Point 4 is 'for consistency' with the other two variables. You could also create an enumeration (LESS, EQUALS, MORE, NOT_EQUAL (in my example)) and return that instead, because the set of possibilities is limited to these.

In code:

#include <stdio.h>
#include <stdlib.h>
#include <string.h>
#include <ctype.h>

const char *delimiters[] = {
    "<", ">", "==", "<>", NULL
};

int split_string (const char *input, char **dest_left, char **dest_delim, char **dest_right)
{
    int iterator;
    int best_fit_delim;
    char *ptr;

    /* (optionally) clean whitespace at start */
    while (isspace(*input))
        input++;

    /* look for the longest delimiter we can find */
    best_fit_delim = -1;
    iterator = 0;
    while (delimiters[iterator])
    {
        ptr = strstr (input, delimiters[iterator]);
        if (ptr)
        {
            if (best_fit_delim == -1 || strlen(delimiters[iterator]) > strlen(delimiters[best_fit_delim]))
                best_fit_delim = iterator;
        }
        iterator++;
    }

    /* did we find anything? */
    if (best_fit_delim == -1)
        return 0;

    /* reset ptr to this found one */
    ptr = strstr (input, delimiters[best_fit_delim]);

    /* copy left hand side */
    iterator = ptr - input;
    /* clean whitespace at end */
    while (iterator > 0 && isspace(input[iterator-1]))
        iterator--;
    *dest_left = malloc (iterator + 1);
    memcpy (*dest_left, input, iterator);
    (*dest_left)[iterator] = 0;

    /* the delimiter itself */
    *dest_delim = malloc(strlen(delimiters[best_fit_delim])+1);
    strcpy (*dest_delim, delimiters[best_fit_delim]);

    /* update the pointer to point to *end* of delimiter */
    ptr += strlen(delimiters[best_fit_delim]);
    /* skip whitespace at start */
    while (isspace(*ptr))
        ptr++;

    /* copy right hand side */
    *dest_right = malloc (strlen(ptr) + 1);
    strcpy (*dest_right, ptr);

    return 1;
}

int main (void)
{
    char *source_str = "A <> B";
    char *left, *delim, *right;

    if (!split_string (source_str, &left, &delim, &right))
    {
        printf ("invalid input\n");
    } else
    {
        printf ("left: \"%s\"\n", left);
        printf ("delim: \"%s\"\n", delim);
        printf ("right: \"%s\"\n", right);

        free (left);
        free (delim);
        free (right);
    }
    return 0;
}

resulting, for A <> B, in

left: "A"
delim: "<>"
right: "B"

The code can be a bit smaller if you only need to check your list of <, ==, and >; then you can use strchr, for single characters (and if = is found, check the next character). You can also forget the best_fit length check, as there can be only one that fits.
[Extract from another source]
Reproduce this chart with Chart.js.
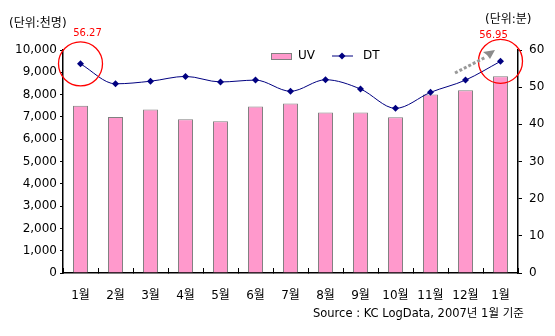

The code removes whitespace only around the comparison operator. For consistency, you may want to remove all whitespace at the start and end of the input; then, invalid input can be detected by the return left or right variables having a length of 0 – i.e., they only contain the 0 string terminator. You still need to free those zero-length strings.

For fun, you can add "GT","LT","GE","LE" to the delimiters and see how it does on strings such as A GT B, ALLEQUAL, and FAULTY<MATCH.